Test changes in your titles, descriptions, and images, gain clarity about your brand recognition, and learn if certain product types respond to changes more positively than other product types. The ultimate goal is to yield better results on your product listings.
Data feed management platforms can categorize your products in a granular way and combine data from multiple sources into a single database. Having all of this data organized in one place gives you the ability to methodically transform your product listings with a high level of control.
Learn how we helped VIETRI A/B test different keywords and campaign types, which led to year-over-year increases in click-through rates (nearly 30%), conversion rates (80%), and return on ad spend (37%).
Order Management and Customer Service
If your ecommerce portfolio includes multiple marketplaces and sales channels, order management can be a tedious task. There is plenty of room for error when managing stock, communicating with customers, and fulfilling orders.
Streamlining everything is GOOD.
Order management and effective customer service are reliant on the efficient handling of data. The more quickly you process orders or identify stock-outs, the easier it is to keep your customers happy. Automated order management reduces manual work by regularly retrieving and inserting orders from marketplaces into your ecommerce platform for you.
The role that feeds management platforms play in data governance also benefits you in managing your orders.

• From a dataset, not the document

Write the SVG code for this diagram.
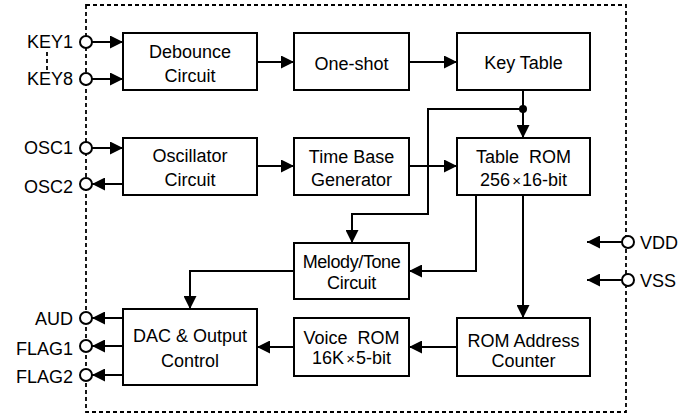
<svg xmlns="http://www.w3.org/2000/svg" width="681" height="417" viewBox="0 0 681 417">
<defs>
<marker id="ah" markerUnits="userSpaceOnUse" markerWidth="13" markerHeight="13" refX="13" refY="6.5" orient="auto">
<path d="M0,0 L13,6.5 L0,13 z" fill="#000"/>
</marker>
</defs>
<style>
.box{fill:#fff;stroke:#000;stroke-width:2}
.t{font-family:"Liberation Sans",Arial,sans-serif;font-size:18px;fill:#000;text-anchor:middle;white-space:pre}
.pl{font-family:"Liberation Sans",Arial,sans-serif;font-size:18px;fill:#000;text-anchor:end}
.pr{font-family:"Liberation Sans",Arial,sans-serif;font-size:18px;fill:#000;text-anchor:start}
.c{fill:none;stroke:#000;stroke-width:2}
.a{marker-end:url(#ah)}
.pin{fill:#fff;stroke:#000;stroke-width:2}
.dash{fill:none;stroke:#000;stroke-width:1.8;stroke-dasharray:4 3}
</style>
<rect class="dash" x="86" y="5" width="540" height="407"/>
<line class="dash" x1="47" y1="52" x2="47" y2="71"/>
<g id="connectors">
<path class="c a" d="M92,42 H123"/>
<path class="c a" d="M92,79 H123"/>
<path class="c a" d="M92,148 H123"/>
<path class="c a" d="M123,184 H92"/>
<path class="c a" d="M257,62 H294"/>
<path class="c a" d="M409,62 H457"/>
<path class="c a" d="M523,90 V138"/>
<path class="c a" d="M523,109 H428 V214 H352 V243"/>
<path class="c a" d="M257,166 H294"/>
<path class="c a" d="M409,166 H457"/>
<path class="c a" d="M476,195 V271 H409"/>
<path class="c a" d="M523,195 V318"/>
<path class="c a" d="M457,347 H409"/>
<path class="c a" d="M294,347 H257"/>
<path class="c a" d="M294,271 H190 V309"/>
<path class="c a" d="M123,318 H92"/>
<path class="c a" d="M123,346 H92"/>
<path class="c a" d="M123,375 H92"/>
<path class="c a" d="M622,242 H587"/>
<path class="c a" d="M622,280 H587"/>
<circle cx="523" cy="109" r="4" fill="#000"/>
</g>
<g id="debounce"><rect class="box" x="123" y="33" width="134" height="57"/><text class="t" x="190" y="58">Debounce</text><text class="t" x="190" y="82">Circuit</text></g>
<g id="oneshot"><rect class="box" x="294" y="33" width="115" height="57"/><text class="t" x="351.5" y="70">One-shot</text></g>
<g id="keytable"><rect class="box" x="457" y="33" width="133" height="57"/><text class="t" x="523.5" y="69">Key Table</text></g>
<g id="oscillator"><rect class="box" x="123" y="138" width="134" height="57"/><text class="t" x="190" y="162">Oscillator</text><text class="t" x="190" y="186">Circuit</text></g>
<g id="timebase"><rect class="box" x="294" y="138" width="115" height="57"/><text class="t" x="351.5" y="163">Time Base</text><text class="t" x="351.5" y="186">Generator</text></g>
<g id="tablerom"><rect class="box" x="457" y="138" width="133" height="57"/><text class="t" x="523.5" y="163">Table  ROM</text><text class="t" x="523.5" y="186">256<tspan font-size="15" dx="2">×</tspan><tspan dx="1">16-bit</tspan></text></g>
<g id="melody"><rect class="box" x="294" y="243" width="115" height="56"/><text class="t" x="351.5" y="268" letter-spacing="-0.4">Melody/Tone</text><text class="t" x="351.5" y="289" letter-spacing="-0.3">Circuit</text></g>
<g id="dac"><rect class="box" x="123" y="309" width="134" height="76"/><text class="t" x="190" y="342">DAC &amp; Output</text><text class="t" x="190" y="367">Control</text></g>
<g id="voicerom"><rect class="box" x="294" y="318" width="115" height="58"/><text class="t" x="351.5" y="344">Voice  ROM</text><text class="t" x="351.5" y="364">16K<tspan font-size="15" dx="2">×</tspan><tspan dx="1">5-bit</tspan></text></g>
<g id="romaddr"><rect class="box" x="457" y="318" width="133" height="58"/><text class="t" x="523.5" y="347">ROM Address</text><text class="t" x="523.5" y="367">Counter</text></g>
<g id="pins">
<circle class="pin" cx="86" cy="42" r="6"/><text class="pl" x="73" y="48">KEY1</text>
<circle class="pin" cx="86" cy="79" r="6"/><text class="pl" x="73" y="85">KEY8</text>
<circle class="pin" cx="86" cy="148" r="6"/><text class="pl" x="73" y="154">OSC1</text>
<circle class="pin" cx="86" cy="184" r="6"/><text class="pl" x="73" y="193">OSC2</text>
<circle class="pin" cx="86" cy="318" r="6"/><text class="pl" x="73" y="325">AUD</text>
<circle class="pin" cx="86" cy="346" r="6"/><text class="pl" x="73" y="355">FLAG1</text>
<circle class="pin" cx="86" cy="375" r="6"/><text class="pl" x="73" y="383">FLAG2</text>
<circle class="pin" cx="628" cy="242" r="6"/><text class="pr" x="640" y="249">VDD</text>
<circle class="pin" cx="628" cy="280" r="6"/><text class="pr" x="640" y="287">VSS</text>
</g>
</svg>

Your platform can alert you in the case of missing inventory from the source data, and apply inventory buffers to prevent you from overselling.
For example, if you have low inventory or fast-moving products, you might want to always keep three stock units on hand rather than report 100% of your inventory to Amazon. That way, if you receive a sudden influx of marketplace orders and website orders at the same time, you can fulfill them all without issue.
The Full-Service Data Feed Management Solution for Omnichannel Commerce
Feedonomics offers a full-service data feed management platform with teams dedicated to each part of the feed build process: onboarding, integration, channel exports, error monitoring, and quality assurance.
We have channel specialists who optimize your feeds to suit your chosen channels, helping you with your evolving channel expansion strategy.
“We are actually one of the only omnichannel providers in the entire world [whose] modus operandi is a managed service. So, that means we use our technology to build and manage feeds on behalf of our customers.
Even for folks who were using specific omnichannel tools, we’re still saving [them] almost a full workweek every month. That’s really significant, even if you just wanted to put it in cold hard cash terms; 40 hours from a high-level BI analyst or an I.T. person is really significant.”